One common example is the rt2860 driver. When I find the time, which is becoming rarer these days, I try to backport fixes to this driver to the 11.3 kernel since the hardware seems common enough.
The issue as I see it is that we have no way to communicate to the user that the driver they're using is of dubious quality. In an ideal world, we could take the bug reports and fix the upstream driver. In reality, most of us don't have the time to tackle improving a driver for hardware we don't have.
So, what's the best way to communicate this to the user? Here's my list but I'm open to suggestions:
1) Move staging drivers to a separate package that isn't installed by default
I wouldn't object to this, but it seems a bit harsh as for some systems, we even support staging drivers to some customers (yeah, I know this doesn't matter to openSUSE, but not all staging drivers are "bad", some are there for a variety of reasons, not the least being I forgot to move them to the "main" portion of the kernel tree...)
2) Issue a warning during install or first driver load that the driver is of dubious quality
That happens already, so you don't have to do anything new here :)
I don't mean dumping a short message to the kernel log. I mean real integration into the UI so that the user doesn't have to hunt for it. Toss a message on dbus (or whatever) so it pops up in the GUI.

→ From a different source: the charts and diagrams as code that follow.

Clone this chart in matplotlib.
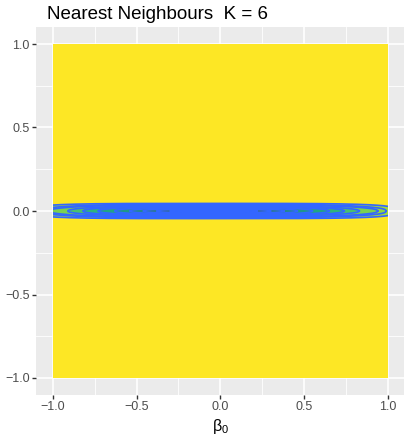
import numpy as np
import matplotlib
matplotlib.use("Agg")
import matplotlib.pyplot as plt
from matplotlib.patches import Rectangle

# ---- data ----
beta0_limits = [-1.0, 1.0]
beta1_limits = [-1.0, 1.0]
surface_color = "#FDE725"          # high loss everywhere except the valley
valley_center = [-0.04, 0.0]       # centre of the low-loss valley (beta0, beta1)
# nested contour rings: half-length along beta0, half-height along beta1, fill colour
ring_halflength = [1.08, 1.03, 0.98, 0.87, 0.78, 0.69, 0.59, 0.50, 0.42, 0.34, 0.26]
ring_halfheight = [0.0455, 0.0420, 0.0383, 0.0347, 0.0311, 0.0275,
                   0.0240, 0.0204, 0.0168, 0.0132, 0.0096]
ring_fill = ["#A0DA39", "#8FD744", "#7AD151", "#4AC16D", "#2FB47C", "#21A585",
             "#1F968B", "#23888E", "#2A788E", "#31688E", "#3366FF"]
ring_shape = [4.0, 2.6, 2.4, 2.2, 2.2, 2.2, 2.2, 2.2, 2.2, 2.2, 2.2]
contour_color = "#3366FF"
xticks = [-1.0, -0.5, 0.0, 0.5, 1.0]
yticks = [-1.0, -0.5, 0.0, 0.5, 1.0]
tick_labels = ["\u22121.0", "\u22120.5", "0.0", "0.5", "1.0"]
title = "Nearest Neighbours  K = 6"
xlabel = r"$\beta_0$"

plt.rcParams['font.family'] = ['Liberation Sans', 'DejaVu Sans']
plt.rcParams['mathtext.fontset'] = 'custom'
plt.rcParams['mathtext.rm'] = 'Liberation Sans'
plt.rcParams['mathtext.it'] = 'Liberation Sans'

W, H = 406, 436
fig = plt.figure(figsize=(W / 100, H / 100), dpi=100)
ax = fig.add_axes([36 / W, 1 - 394.7 / H, 368.5 / W, 367.4 / H])
ax.set_facecolor("#EBEBEB")
for s in ax.spines.values():
    s.set_visible(False)

ax.set_xlim(-1.1, 1.1)
ax.set_ylim(-1.1, 1.1)
ax.set_xticks(xticks)
ax.set_yticks(yticks)
ax.set_xticklabels(tick_labels)
ax.set_yticklabels(tick_labels)
ax.set_xticks([-0.75, -0.25, 0.25, 0.75], minor=True)
ax.set_yticks([-0.75, -0.25, 0.25, 0.75], minor=True)
ax.grid(which="major", color="white", linewidth=1.2)
ax.grid(which="minor", color="white", linewidth=0.6)
ax.set_axisbelow(True)
ax.tick_params(which="major", length=2.9, width=1.0, color="#333333",
               labelsize=9, labelcolor="#4D4D4D", pad=1.6)
ax.tick_params(which="minor", length=0)

# raster surface
rect = Rectangle((beta0_limits[0], beta1_limits[0]),
                 beta0_limits[1] - beta0_limits[0],
                 beta1_limits[1] - beta1_limits[0],
                 facecolor=surface_color, edgecolor="none", zorder=2)
ax.add_patch(rect)

# contour rings of the valley
t = np.linspace(0, 2 * np.pi, 721)
for a, h, col, p in zip(ring_halflength, ring_halfheight, ring_fill, ring_shape):
    c, s = np.cos(t), np.sin(t)
    xs = valley_center[0] + a * np.sign(c) * np.abs(c) ** (2 / p)
    ys = valley_center[1] + h * np.sign(s) * np.abs(s) ** (2 / p)
    poly = ax.fill(xs, ys, facecolor=col, edgecolor="none", zorder=3)[0]
    poly.set_clip_path(rect)
    ln = ax.plot(xs, ys, color=contour_color, linewidth=1.2, zorder=4)[0]
    ln.set_clip_path(rect)

fig.text(47 / W, 1 - 19 / H, title, fontsize=13.5, color="black",
         ha="left", va="baseline")
ax.set_xlabel(xlabel, fontsize=11.5, labelpad=3)

fig.savefig("out.png", dpi=100)
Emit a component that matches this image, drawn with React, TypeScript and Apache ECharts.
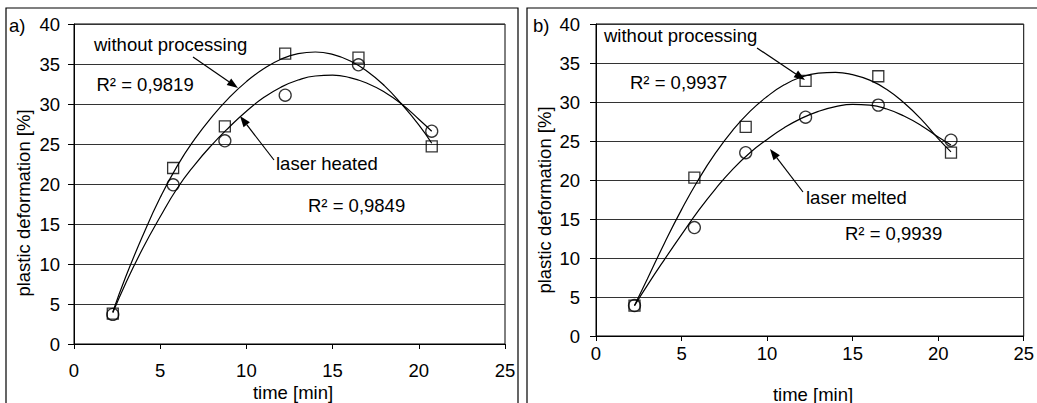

That might be hard when those drivers get loaded in the initrd, like a number of them do today. I have a laptop here that oopses on the latest FACTORY/Tumbleweed kernel because of this issue, I need to get a patch into the next -stable update to resolve it, so I understand the problem, but issuing a dbus message wouldn't help a user out who happens to have a machine that doesn't boot.
3) Use something like the flags we use in the SLE kernels to document a driver as supported or not to prevent the driver from being loaded without explicitly enabling it (preferably combined with #2) 4) Add a release note documenting which drivers are staging and hope that users actually read it (unlikely) 5) Don't change anything
6) Assign all staging driver bugs to me?